RMDAS May figures point to grade and regional differences

RMDAS May figures point to grade and regional differences

Obsolete grades fell most sharply in service’s North Midwest region.

May 21, 2018
Brian Taylor
Auto Shredding Ferrous

Data collected and averaged by Pittsburgh-based MSA Inc. for its Raw Material Data Aggregation Service (RMDAS) shows ferrous scrap values dropped less sharply in May 2018 in the two other RMDAS regions compared with its North Midwest region, which consists of Illinois, northwestern Indiana, Iowa, Kansas, Minnesota, Missouri, Nebraska, Wisconsin and the Dakotas.

While mill buyers in the North Midwest region paid some $23 per ton less on average for No. 1 heavy melting steel (HMS) in the first three weeks of May, that same grade fell by just $16 in the RMDAS South region and by only $9 in its North Central/East region.
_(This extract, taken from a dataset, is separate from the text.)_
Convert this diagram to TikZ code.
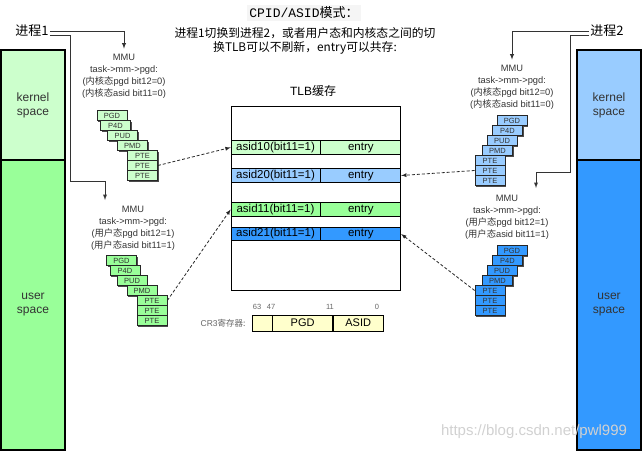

Prompt grades moved in a narrow range in all three regions, rising or falling by $4 per ton or less. Mills in the South continue to pay a premium for prompt grades, with transactions averaging $416 per ton in May compared with $398 and $397 in the other two regions.

Shredded scrap dropped by $10 per ton in the North Central/East region, by $15 per ton in the North Midwest and by $18 per ton in the RMDAS South region. The larger drop in the South brought its per ton price down to $369, meaning mills there paid $7 per ton less than the $376 paid by mills in the North Central/East region in May.

A ferrous trader who does business in the Midwest says the obsolete grades may have dropped in the northern regions based on improved scrap flows putting more scrap on the market. “Flows are good due to weather finally breaking; some of it was flow that had been held up due to our prolonged and nasty winter,” he comments.

He adds, “Demolition is good, with several projects in our region specifically, and continued low interest rates have helped continue to spur this.”

A processor in the Upper Midwest adds, “Our yard is staying pretty busy.” Regarding ferrous scrap demand in his region, he comments, “There is talk of [obsolete grade pricing] going down more, but I don't really see that happening if mill demand stays where it is. Mills and foundries seem to be staying busy.”

The broker says he expects stable-to-upward price pressure could remain on prime or prompt grades, in part because sales in the auto industry may finally be tapering off after several solid years. “Automotive [manufacturing] is doing OK, but not setting new records every month. In the coming months, prime will be tight as [auto plants] take summer shutdowns in either June or July.” He adds, “I believe the mills have been nervous about prime supply for some time.”